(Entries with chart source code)
++++++++

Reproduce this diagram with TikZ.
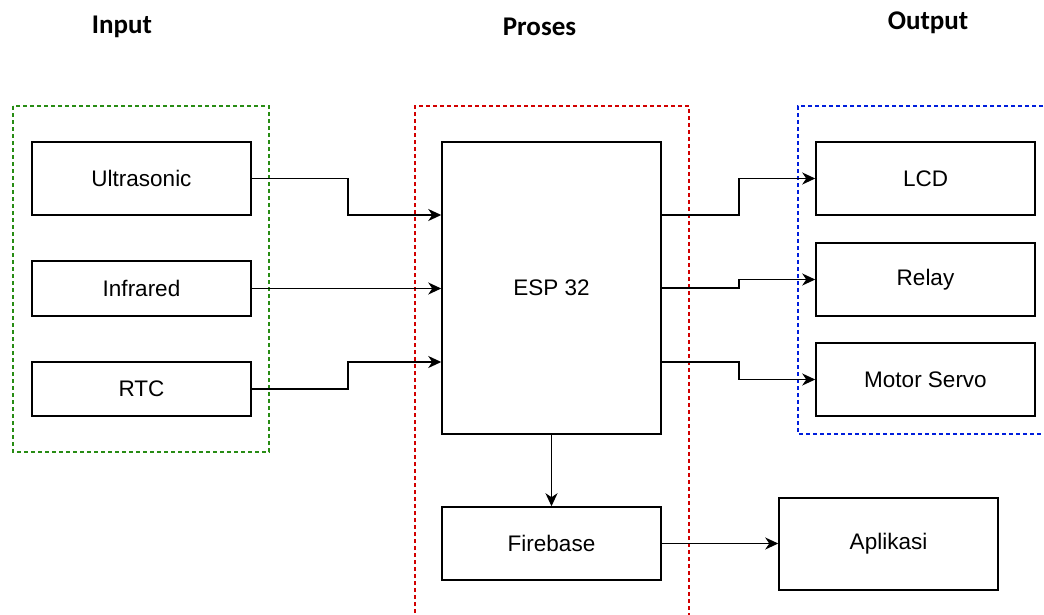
\documentclass[tikz,border=0pt]{standalone}
\usepackage{fontspec}
\setmainfont{Liberation Sans}
\newfontfamily\titlefont{Carlito}
\usetikzlibrary{arrows.meta}
\begin{document}
\begin{tikzpicture}[x=1pt,y=-1pt,
  blk/.style={draw=black,line width=1.5pt,minimum width=219pt,inner sep=0pt,
    font=\fontsize{22.5}{26}\selectfont},
  ttl/.style={anchor=base,font=\titlefont\bfseries\fontsize{27}{31}\selectfont},
  arr/.style={line width=1.5pt,-{Stealth[length=13pt,width=12pt,inset=4pt]}},
  grp/.style={line width=1.2pt,dash pattern=on 4pt off 3pt}]
\useasboundingbox (0,0) rectangle (1044,614);
\clip (0,0) rectangle (1044,614);
% titles
\node[ttl] (tin) at (122,33) {Input};
\node[ttl] (tpr) at (539.5,35) {Proses};
\node[ttl] (tout) at (928,29) {Output};
% group frames
\draw[grp,draw={rgb,255:red,40;green,140;blue,20}] (13,106) rectangle (269,452);
\draw[grp,draw={rgb,255:red,210;green,0;blue,0}] (415,620) -- (415,106) -- (689,106) -- (689,620);
\draw[grp,draw={rgb,255:red,0;green,30;blue,220}] (1050,106) -- (798,106) -- (798,434) -- (1050,434);
% blocks
\node[blk,minimum height=73pt] (us) at (141.5,178.5) {Ultrasonic};
\node[blk,minimum height=55pt] (ir) at (141.5,288.5) {Infrared};
\node[blk,minimum height=54pt] (rtc) at (141.5,389) {RTC};
\node[blk,minimum height=292pt] (esp) at (551.5,288) {ESP 32};
\node[blk,minimum height=73pt] (lcd) at (925.5,178.5) {LCD};
\node[blk,minimum height=73pt] (rly) at (925.5,279.5) {Relay};
\node[blk,minimum height=73pt] (srv) at (925.5,379.5) {Motor Servo};
\node[blk,minimum height=73pt] (fb) at (551.5,543.5) {Firebase};
\node[blk,minimum height=92pt] (app) at (888.5,544) {Aplikasi};
% connectors
\draw[arr] (us.east) -- ++(96,0) |- ([yshift=73pt]esp.west);
\draw[arr] (ir.east) -- (ir.east -| esp.west);
\draw[arr] (rtc.east) -- ++(96,0) |- ([yshift=-74pt]esp.west);
\draw[arr] ([yshift=73pt]esp.east) -- ++(77,0) |- (lcd.west);
\draw[arr] (esp.east) -- ++(77,0) |- (rly.west);
\draw[arr] ([yshift=-74pt]esp.east) -- ++(77,0) |- (srv.west);
\draw[arr] (esp.south) -- (fb.north);
\draw[arr] (fb.east) -- (fb.east -| app.west);
\end{tikzpicture}
\end{document}
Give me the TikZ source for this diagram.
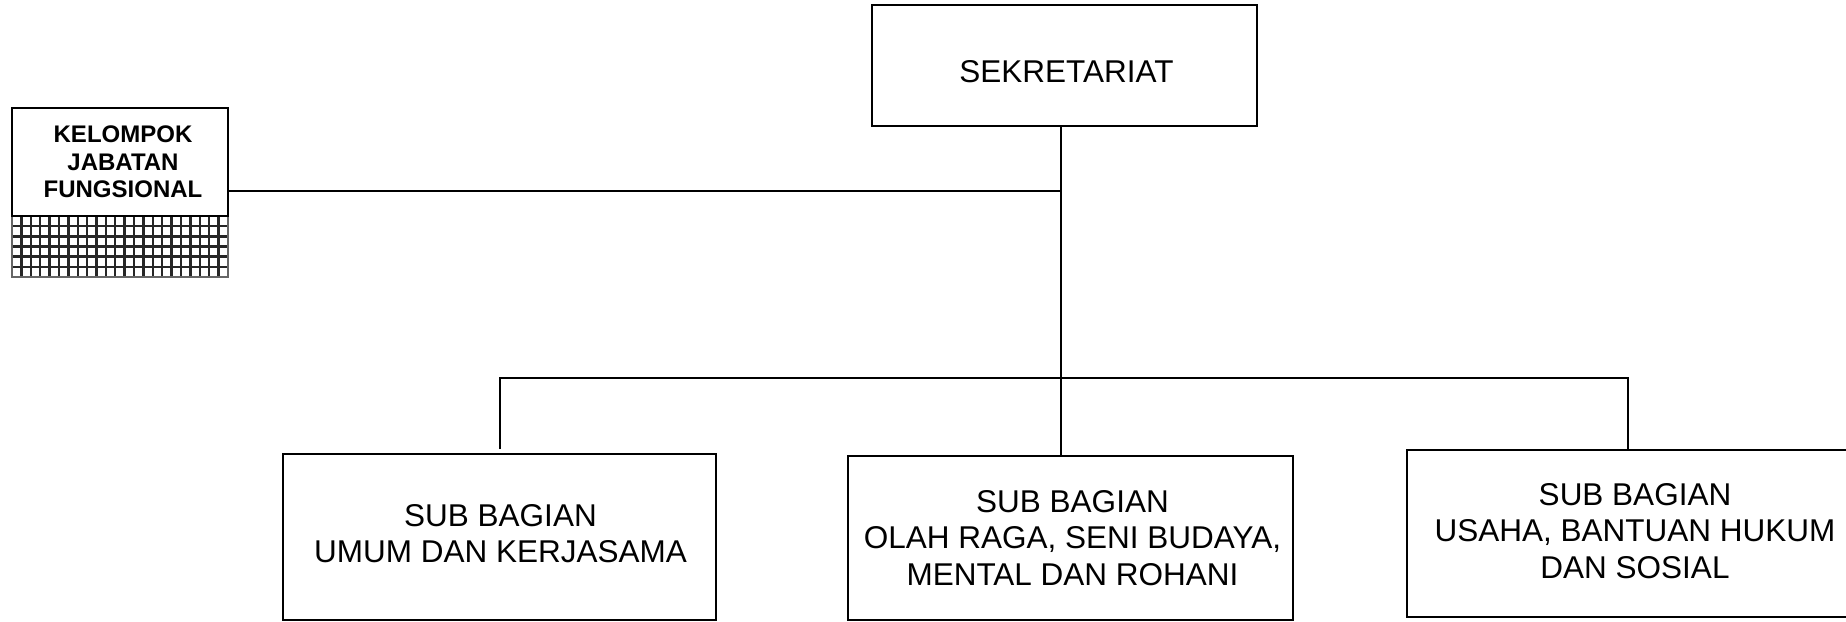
\documentclass[tikz,border=0pt]{standalone}
\usepackage{fontspec}
\setmainfont{Liberation Sans}
\begin{document}
\begin{tikzpicture}[x=1pt,y=-1pt,
  box/.style={draw=black,line width=2pt,fill=white,inner sep=0pt},
  label text/.style={inner sep=0pt,align=center,font=\fontsize{31.5}{36.3}\selectfont},
  small text/.style={inner sep=0pt,align=center,font=\bfseries\fontsize{24}{27.6}\selectfont},
  conn/.style={draw=black,line width=1.8pt},
  hatch/.style={draw=black!85,line width=2.4pt}]
\useasboundingbox (0,0) rectangle (1846,621);
\clip (0,0) rectangle (1846,621);
\fill[white] (0,0) rectangle (1846,621);

% junction coordinates
\coordinate (j1) at (1061,191);
\coordinate (j2) at (1061,378);
\coordinate (b1) at (500,378);
\coordinate (b3) at (1628,378);

% hatched block under KJF
\begin{scope}
\clip (12,216) rectangle (228,277);
\foreach \i in {0,...,23} { \draw[hatch] ({12+9.39*\i},214) -- ({12+9.39*\i},279); }
\foreach \j in {0,...,6} { \draw[hatch] (10,{216+10.17*\j}) -- (230,{216+10.17*\j}); }
\end{scope}
\draw[line width=1.2pt,black!60] (12,216) rectangle (228,277);

% boxes
\node[box,minimum width=385pt,minimum height=121pt] (sek) at (1064.5,65.5) {};
\node[box,minimum width=216pt,minimum height=108pt] (kjf) at (120,162) {};
\node[box,minimum width=433pt,minimum height=166pt] (sb1) at (499.5,537) {};
\node[box,minimum width=445pt,minimum height=164pt] (sb2) at (1070.5,538) {};
\node[box,minimum width=456pt,minimum height=167pt] (sb3) at (1635,533.5) {};

% texts
\node[label text] (sekt) at ([yshift=-6pt,xshift=2pt]sek.center) {SEKRETARIAT};
\node[small text] (kjft) at ([xshift=3pt]kjf.center) {KELOMPOK\\JABATAN\\FUNGSIONAL};
\node[label text] (sb1t) at ([yshift=3.5pt,xshift=1pt]sb1.center) {SUB BAGIAN\\UMUM DAN KERJASAMA};
\node[label text] (sb2t) at ([xshift=2pt]sb2.center) {SUB BAGIAN\\OLAH RAGA, SENI BUDAYA,\\MENTAL DAN ROHANI};
\node[label text] (sb3t) at ([yshift=2.5pt]sb3.center) {SUB BAGIAN\\USAHA, BANTUAN HUKUM\\DAN SOSIAL};

% connectors
\draw[conn] (sek.south -| j1) -- (sb2.north -| j1);
\draw[conn] (kjf.east |- j1) -- (j1);
\draw[conn] ([yshift=4pt]b1 |- sb1.north) -- (b1) -- (b3) -- (b3 |- sb3.north);
\end{tikzpicture}
\end{document}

++++++++

Directions for this task:
Reproduce every line of the material precisely, omitting its pictures.

Result:
Reproduce this diagram with TikZ.
\documentclass[tikz,border=0pt]{standalone}
\usepackage{fontspec}
\setmainfont{Liberation Sans}
\newfontfamily\titlefont{Carlito}
\usetikzlibrary{arrows.meta}
\begin{document}
\begin{tikzpicture}[x=1pt,y=-1pt,
  blk/.style={draw=black,line width=1.5pt,minimum width=219pt,inner sep=0pt,
    font=\fontsize{22.5}{26}\selectfont},
  ttl/.style={anchor=base,font=\titlefont\bfseries\fontsize{27}{31}\selectfont},
  arr/.style={line width=1.5pt,-{Stealth[length=13pt,width=12pt,inset=4pt]}},
  grp/.style={line width=1.2pt,dash pattern=on 4pt off 3pt}]
\useasboundingbox (0,0) rectangle (1044,614);
\clip (0,0) rectangle (1044,614);
% titles
\node[ttl] (tin) at (122,33) {Input};
\node[ttl] (tpr) at (539.5,35) {Proses};
\node[ttl] (tout) at (928,29) {Output};
% group frames
\draw[grp,draw={rgb,255:red,40;green,140;blue,20}] (13,106) rectangle (269,452);
\draw[grp,draw={rgb,255:red,210;green,0;blue,0}] (415,620) -- (415,106) -- (689,106) -- (689,620);
\draw[grp,draw={rgb,255:red,0;green,30;blue,220}] (1050,106) -- (798,106) -- (798,434) -- (1050,434);
% blocks
\node[blk,minimum height=73pt] (us) at (141.5,178.5) {Ultrasonic};
\node[blk,minimum height=55pt] (ir) at (141.5,288.5) {Infrared};
\node[blk,minimum height=54pt] (rtc) at (141.5,389) {RTC};
\node[blk,minimum height=292pt] (esp) at (551.5,288) {ESP 32};
\node[blk,minimum height=73pt] (lcd) at (925.5,178.5) {LCD};
\node[blk,minimum height=73pt] (rly) at (925.5,279.5) {Relay};
\node[blk,minimum height=73pt] (srv) at (925.5,379.5) {Motor Servo};
\node[blk,minimum height=73pt] (fb) at (551.5,543.5) {Firebase};
\node[blk,minimum height=92pt] (app) at (888.5,544) {Aplikasi};
% connectors
\draw[arr] (us.east) -- ++(96,0) |- ([yshift=73pt]esp.west);
\draw[arr] (ir.east) -- (ir.east -| esp.west);
\draw[arr] (rtc.east) -- ++(96,0) |- ([yshift=-74pt]esp.west);
\draw[arr] ([yshift=73pt]esp.east) -- ++(77,0) |- (lcd.west);
\draw[arr] (esp.east) -- ++(77,0) |- (rly.west);
\draw[arr] ([yshift=-74pt]esp.east) -- ++(77,0) |- (srv.west);
\draw[arr] (esp.south) -- (fb.north);
\draw[arr] (fb.east) -- (fb.east -| app.west);
\end{tikzpicture}
\end{document}
Give me the TikZ source for this diagram.
\documentclass[tikz,border=0pt]{standalone}
\usepackage{fontspec}
\setmainfont{Liberation Sans}
\begin{document}
\begin{tikzpicture}[x=1pt,y=-1pt,
  box/.style={draw=black,line width=2pt,fill=white,inner sep=0pt},
  label text/.style={inner sep=0pt,align=center,font=\fontsize{31.5}{36.3}\selectfont},
  small text/.style={inner sep=0pt,align=center,font=\bfseries\fontsize{24}{27.6}\selectfont},
  conn/.style={draw=black,line width=1.8pt},
  hatch/.style={draw=black!85,line width=2.4pt}]
\useasboundingbox (0,0) rectangle (1846,621);
\clip (0,0) rectangle (1846,621);
\fill[white] (0,0) rectangle (1846,621);

% junction coordinates
\coordinate (j1) at (1061,191);
\coordinate (j2) at (1061,378);
\coordinate (b1) at (500,378);
\coordinate (b3) at (1628,378);

% hatched block under KJF
\begin{scope}
\clip (12,216) rectangle (228,277);
\foreach \i in {0,...,23} { \draw[hatch] ({12+9.39*\i},214) -- ({12+9.39*\i},279); }
\foreach \j in {0,...,6} { \draw[hatch] (10,{216+10.17*\j}) -- (230,{216+10.17*\j}); }
\end{scope}
\draw[line width=1.2pt,black!60] (12,216) rectangle (228,277);

% boxes
\node[box,minimum width=385pt,minimum height=121pt] (sek) at (1064.5,65.5) {};
\node[box,minimum width=216pt,minimum height=108pt] (kjf) at (120,162) {};
\node[box,minimum width=433pt,minimum height=166pt] (sb1) at (499.5,537) {};
\node[box,minimum width=445pt,minimum height=164pt] (sb2) at (1070.5,538) {};
\node[box,minimum width=456pt,minimum height=167pt] (sb3) at (1635,533.5) {};

% texts
\node[label text] (sekt) at ([yshift=-6pt,xshift=2pt]sek.center) {SEKRETARIAT};
\node[small text] (kjft) at ([xshift=3pt]kjf.center) {KELOMPOK\\JABATAN\\FUNGSIONAL};
\node[label text] (sb1t) at ([yshift=3.5pt,xshift=1pt]sb1.center) {SUB BAGIAN\\UMUM DAN KERJASAMA};
\node[label text] (sb2t) at ([xshift=2pt]sb2.center) {SUB BAGIAN\\OLAH RAGA, SENI BUDAYA,\\MENTAL DAN ROHANI};
\node[label text] (sb3t) at ([yshift=2.5pt]sb3.center) {SUB BAGIAN\\USAHA, BANTUAN HUKUM\\DAN SOSIAL};

% connectors
\draw[conn] (sek.south -| j1) -- (sb2.north -| j1);
\draw[conn] (kjf.east |- j1) -- (j1);
\draw[conn] ([yshift=4pt]b1 |- sb1.north) -- (b1) -- (b3) -- (b3 |- sb3.north);
\end{tikzpicture}
\end{document}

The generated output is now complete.